Exercise details
Write the data out again, character for character, with no images.
═════ Source material ═════
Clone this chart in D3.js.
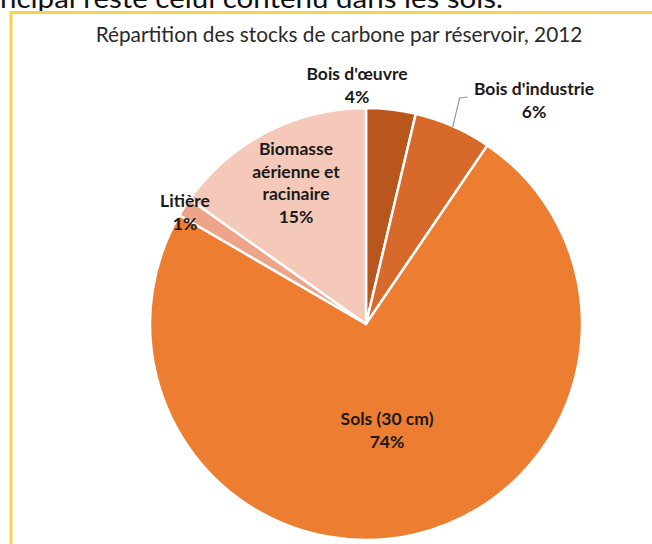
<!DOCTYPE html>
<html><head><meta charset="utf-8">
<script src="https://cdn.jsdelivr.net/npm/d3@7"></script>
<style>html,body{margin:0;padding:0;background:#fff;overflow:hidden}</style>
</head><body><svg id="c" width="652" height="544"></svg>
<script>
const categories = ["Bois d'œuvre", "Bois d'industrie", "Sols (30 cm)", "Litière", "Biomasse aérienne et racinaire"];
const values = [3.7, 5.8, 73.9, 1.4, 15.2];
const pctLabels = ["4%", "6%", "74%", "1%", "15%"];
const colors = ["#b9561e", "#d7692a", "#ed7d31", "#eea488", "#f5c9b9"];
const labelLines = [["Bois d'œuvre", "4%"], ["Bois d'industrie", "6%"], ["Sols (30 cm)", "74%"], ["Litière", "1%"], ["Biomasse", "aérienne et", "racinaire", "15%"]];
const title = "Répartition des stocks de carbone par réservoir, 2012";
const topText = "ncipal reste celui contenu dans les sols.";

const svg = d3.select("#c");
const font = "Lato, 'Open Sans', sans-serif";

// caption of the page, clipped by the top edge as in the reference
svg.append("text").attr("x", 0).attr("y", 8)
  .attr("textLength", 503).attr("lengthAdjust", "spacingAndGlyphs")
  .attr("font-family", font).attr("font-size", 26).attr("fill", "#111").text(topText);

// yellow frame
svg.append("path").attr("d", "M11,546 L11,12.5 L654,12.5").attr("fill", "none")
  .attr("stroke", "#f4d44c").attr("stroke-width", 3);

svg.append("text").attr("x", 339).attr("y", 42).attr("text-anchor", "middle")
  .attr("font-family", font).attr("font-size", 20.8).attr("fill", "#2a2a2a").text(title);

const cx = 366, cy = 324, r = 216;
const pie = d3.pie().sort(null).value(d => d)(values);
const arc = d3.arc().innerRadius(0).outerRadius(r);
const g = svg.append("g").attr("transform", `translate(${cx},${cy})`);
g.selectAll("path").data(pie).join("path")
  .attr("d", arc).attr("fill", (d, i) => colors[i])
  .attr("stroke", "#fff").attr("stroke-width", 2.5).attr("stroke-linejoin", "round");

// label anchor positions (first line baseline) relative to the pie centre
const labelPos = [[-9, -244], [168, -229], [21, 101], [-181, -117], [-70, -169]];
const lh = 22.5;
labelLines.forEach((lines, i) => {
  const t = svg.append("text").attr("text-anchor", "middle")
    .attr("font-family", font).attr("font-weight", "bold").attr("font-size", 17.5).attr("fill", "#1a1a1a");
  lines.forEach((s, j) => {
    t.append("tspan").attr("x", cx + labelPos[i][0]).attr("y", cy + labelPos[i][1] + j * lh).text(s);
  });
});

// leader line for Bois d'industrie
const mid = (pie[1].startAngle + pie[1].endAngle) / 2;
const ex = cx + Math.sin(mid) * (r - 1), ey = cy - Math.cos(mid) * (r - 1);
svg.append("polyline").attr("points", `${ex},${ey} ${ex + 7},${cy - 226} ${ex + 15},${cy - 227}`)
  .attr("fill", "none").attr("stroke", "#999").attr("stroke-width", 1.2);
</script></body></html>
═════
Reply
Clone this chart in D3.js.
<!DOCTYPE html>
<html><head><meta charset="utf-8">
<script src="https://cdn.jsdelivr.net/npm/d3@7"></script>
<style>html,body{margin:0;padding:0;background:#fff;overflow:hidden}</style>
</head><body><svg id="c" width="652" height="544"></svg>
<script>
const categories = ["Bois d'œuvre", "Bois d'industrie", "Sols (30 cm)", "Litière", "Biomasse aérienne et racinaire"];
const values = [3.7, 5.8, 73.9, 1.4, 15.2];
const pctLabels = ["4%", "6%", "74%", "1%", "15%"];
const colors = ["#b9561e", "#d7692a", "#ed7d31", "#eea488", "#f5c9b9"];
const labelLines = [["Bois d'œuvre", "4%"], ["Bois d'industrie", "6%"], ["Sols (30 cm)", "74%"], ["Litière", "1%"], ["Biomasse", "aérienne et", "racinaire", "15%"]];
const title = "Répartition des stocks de carbone par réservoir, 2012";
const topText = "ncipal reste celui contenu dans les sols.";

const svg = d3.select("#c");
const font = "Lato, 'Open Sans', sans-serif";

// caption of the page, clipped by the top edge as in the reference
svg.append("text").attr("x", 0).attr("y", 8)
  .attr("textLength", 503).attr("lengthAdjust", "spacingAndGlyphs")
  .attr("font-family", font).attr("font-size", 26).attr("fill", "#111").text(topText);

// yellow frame
svg.append("path").attr("d", "M11,546 L11,12.5 L654,12.5").attr("fill", "none")
  .attr("stroke", "#f4d44c").attr("stroke-width", 3);

svg.append("text").attr("x", 339).attr("y", 42).attr("text-anchor", "middle")
  .attr("font-family", font).attr("font-size", 20.8).attr("fill", "#2a2a2a").text(title);

const cx = 366, cy = 324, r = 216;
const pie = d3.pie().sort(null).value(d => d)(values);
const arc = d3.arc().innerRadius(0).outerRadius(r);
const g = svg.append("g").attr("transform", `translate(${cx},${cy})`);
g.selectAll("path").data(pie).join("path")
  .attr("d", arc).attr("fill", (d, i) => colors[i])
  .attr("stroke", "#fff").attr("stroke-width", 2.5).attr("stroke-linejoin", "round");

// label anchor positions (first line baseline) relative to the pie centre
const labelPos = [[-9, -244], [168, -229], [21, 101], [-181, -117], [-70, -169]];
const lh = 22.5;
labelLines.forEach((lines, i) => {
  const t = svg.append("text").attr("text-anchor", "middle")
    .attr("font-family", font).attr("font-weight", "bold").attr("font-size", 17.5).attr("fill", "#1a1a1a");
  lines.forEach((s, j) => {
    t.append("tspan").attr("x", cx + labelPos[i][0]).attr("y", cy + labelPos[i][1] + j * lh).text(s);
  });
});

// leader line for Bois d'industrie
const mid = (pie[1].startAngle + pie[1].endAngle) / 2;
const ex = cx + Math.sin(mid) * (r - 1), ey = cy - Math.cos(mid) * (r - 1);
svg.append("polyline").attr("points", `${ex},${ey} ${ex + 7},${cy - 226} ${ex + 15},${cy - 227}`)
  .attr("fill", "none").attr("stroke", "#999").attr("stroke-width", 1.2);
</script></body></html>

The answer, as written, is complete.